The Ministry of Foreign Affairs's choice of well-known and recognised consultants to design some twenty diplomatic missions abroad set in motion a new strand of architectural activity. Carrying out work in foreign countries required collaboration with a foreign consultant and the preparation of project documents to international standards of project production. No report has yet been published on the results of these collaborations between Iranian and foreign consultants in the transfer of new project-production methods — but the contact itself, and the discipline of preparing projects to international standards, is in itself an important transformation.
The competition for the central headquarters of the petroleum industry was another opportunity for cooperation between Iranian and foreign consultants. The use of a foreign consultant in that competition — although it had no clearly defined aim or path — carried the message that even the largest organisations of domestic consulting engineers are not yet adequate to produce the large projects whose construction is being announced one after another. And this at a time when the client side is far weaker organised than the consultant side.
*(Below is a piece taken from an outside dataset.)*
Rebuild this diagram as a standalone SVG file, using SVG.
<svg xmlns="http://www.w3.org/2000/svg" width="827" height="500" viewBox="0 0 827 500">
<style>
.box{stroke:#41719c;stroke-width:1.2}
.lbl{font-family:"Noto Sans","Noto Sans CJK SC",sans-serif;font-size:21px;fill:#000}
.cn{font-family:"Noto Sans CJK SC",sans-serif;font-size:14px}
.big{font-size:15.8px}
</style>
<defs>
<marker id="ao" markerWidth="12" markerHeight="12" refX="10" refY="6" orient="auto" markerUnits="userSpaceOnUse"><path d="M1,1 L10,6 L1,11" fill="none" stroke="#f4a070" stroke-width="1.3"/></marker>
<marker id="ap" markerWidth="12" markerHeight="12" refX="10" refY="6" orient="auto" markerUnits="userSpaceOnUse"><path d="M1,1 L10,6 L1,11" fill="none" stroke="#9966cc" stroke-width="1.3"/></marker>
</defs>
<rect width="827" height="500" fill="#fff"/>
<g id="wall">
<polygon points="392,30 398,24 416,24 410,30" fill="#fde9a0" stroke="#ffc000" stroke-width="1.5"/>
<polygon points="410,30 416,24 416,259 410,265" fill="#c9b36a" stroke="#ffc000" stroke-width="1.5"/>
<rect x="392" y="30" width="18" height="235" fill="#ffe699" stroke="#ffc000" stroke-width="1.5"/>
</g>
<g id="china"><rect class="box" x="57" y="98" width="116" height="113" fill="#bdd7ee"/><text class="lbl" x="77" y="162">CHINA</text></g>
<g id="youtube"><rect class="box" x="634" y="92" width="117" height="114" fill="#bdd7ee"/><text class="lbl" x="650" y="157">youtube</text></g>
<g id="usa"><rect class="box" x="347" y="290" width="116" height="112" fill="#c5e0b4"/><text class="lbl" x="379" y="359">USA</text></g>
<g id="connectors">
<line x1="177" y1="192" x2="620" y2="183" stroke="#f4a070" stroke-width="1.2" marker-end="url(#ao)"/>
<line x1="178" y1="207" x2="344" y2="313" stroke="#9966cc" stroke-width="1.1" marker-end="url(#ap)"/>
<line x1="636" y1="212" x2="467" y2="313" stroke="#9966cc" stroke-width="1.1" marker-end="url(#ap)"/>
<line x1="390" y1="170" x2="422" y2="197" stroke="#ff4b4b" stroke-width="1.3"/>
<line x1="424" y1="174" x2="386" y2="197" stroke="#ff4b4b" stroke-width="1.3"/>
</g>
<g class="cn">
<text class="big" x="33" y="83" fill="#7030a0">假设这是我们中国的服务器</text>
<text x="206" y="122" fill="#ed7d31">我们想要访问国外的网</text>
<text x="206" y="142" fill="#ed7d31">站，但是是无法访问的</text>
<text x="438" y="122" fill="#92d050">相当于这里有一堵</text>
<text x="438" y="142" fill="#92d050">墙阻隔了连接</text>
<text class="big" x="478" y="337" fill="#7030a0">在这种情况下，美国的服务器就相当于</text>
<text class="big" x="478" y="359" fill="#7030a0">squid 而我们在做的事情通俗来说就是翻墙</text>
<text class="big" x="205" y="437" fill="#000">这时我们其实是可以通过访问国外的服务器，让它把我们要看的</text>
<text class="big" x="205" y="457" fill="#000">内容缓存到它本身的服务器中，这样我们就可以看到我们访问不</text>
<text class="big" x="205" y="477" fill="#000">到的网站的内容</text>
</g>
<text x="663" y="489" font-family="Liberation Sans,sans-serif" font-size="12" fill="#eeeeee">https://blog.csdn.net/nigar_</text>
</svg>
The great point of weakness in confronting large projects is therefore on both sides — both the client and the consulting institutions — and both require serious planning to secure the specialised personnel and organisations they need.
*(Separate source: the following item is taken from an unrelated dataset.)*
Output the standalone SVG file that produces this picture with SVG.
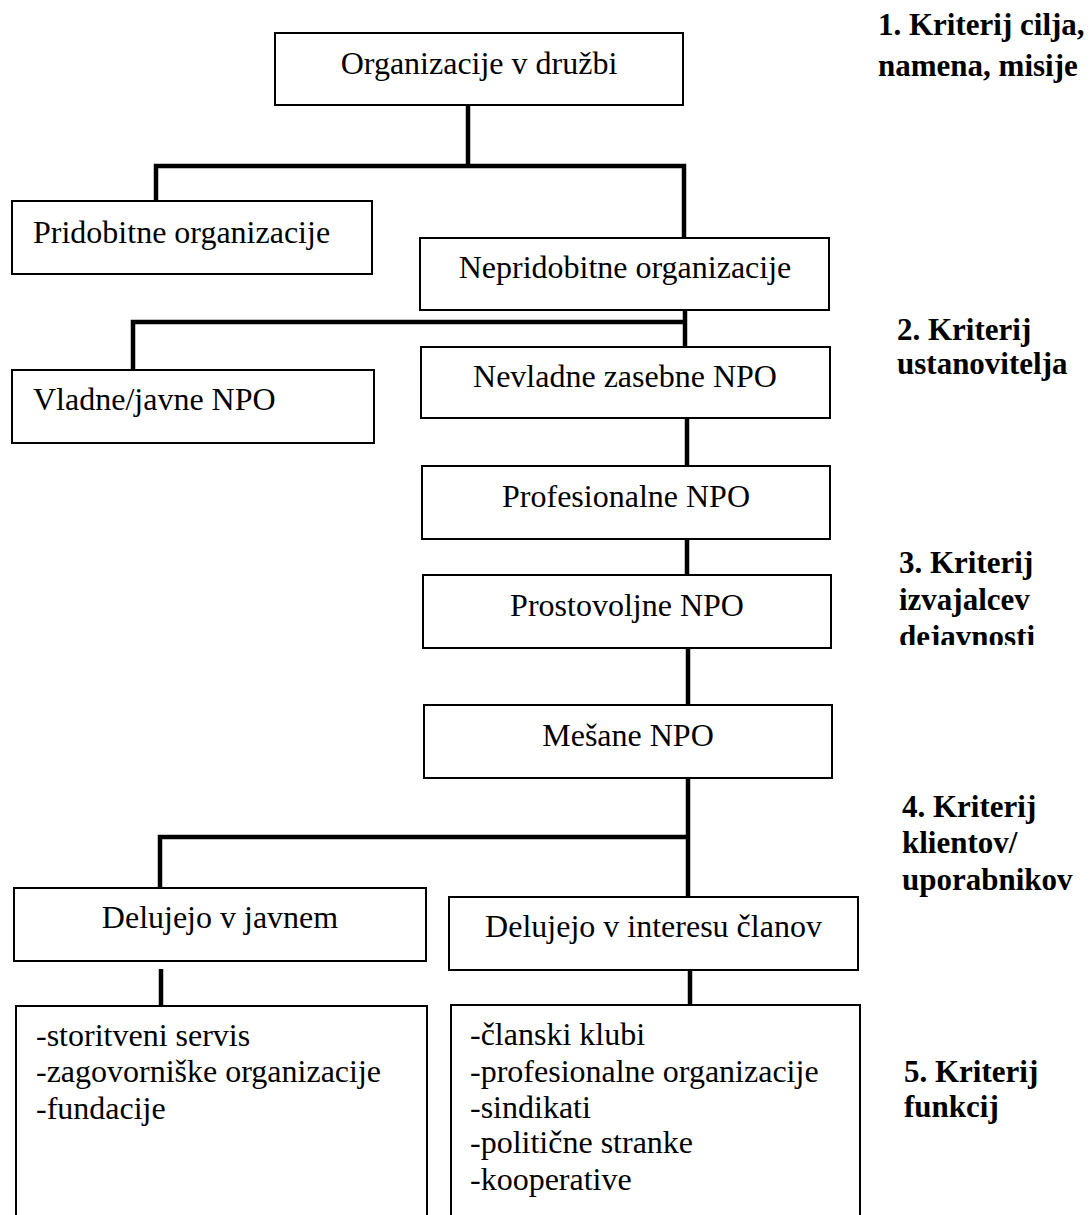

Engineering faculties are training engineers at high speed across every discipline required for the design and execution of buildings. But neither the small private offices nor most of the ranked consultants — whose experience and capacity, in practice, are not much greater than those of personal offices — are capable of taking on projects whose scale, whether in the public sector or the private, is far greater than the projects of the past. Seven or eight well-known major-consortium consultants, with good initial backing and the experience gathered in recent years, and their new collaborations with foreign firms, can equip themselves and raise their level. But most of the ranked consultants — without a planned collective transformation, a fundamental revision of methods and organisation, an extension into new sources of engineering and managerial manpower, and the accompanying support of the Management and Planning Organisation — cannot cross this threshold. At the same time the young, talented and zealous forces, both among architects and among structural and mechanical engineers, are demonstrating very high capabilities. Unless they are absorbed into competent organisations as soon as possible — or set up such organisations themselves — their energy and talent will either dissipate in small marginal work or be drawn off into foreign firms.
It seems that the pressure of demand for the execution of large projects has broken the rusty bureaucracy of the Management and Planning Organisation and opened an escape route to foreign consultants — but these decisions may also be very ill-judged. The Management and Planning Organisation should not interfere beyond setting the general policies of the technical and executive system. It must let the seasoned forces of consultants and contractors come together — trusting in the high capacity of the young forces and enlisting their participation — to prepare and carry out a programme that transforms the design and construction management of the large building projects the country needs today.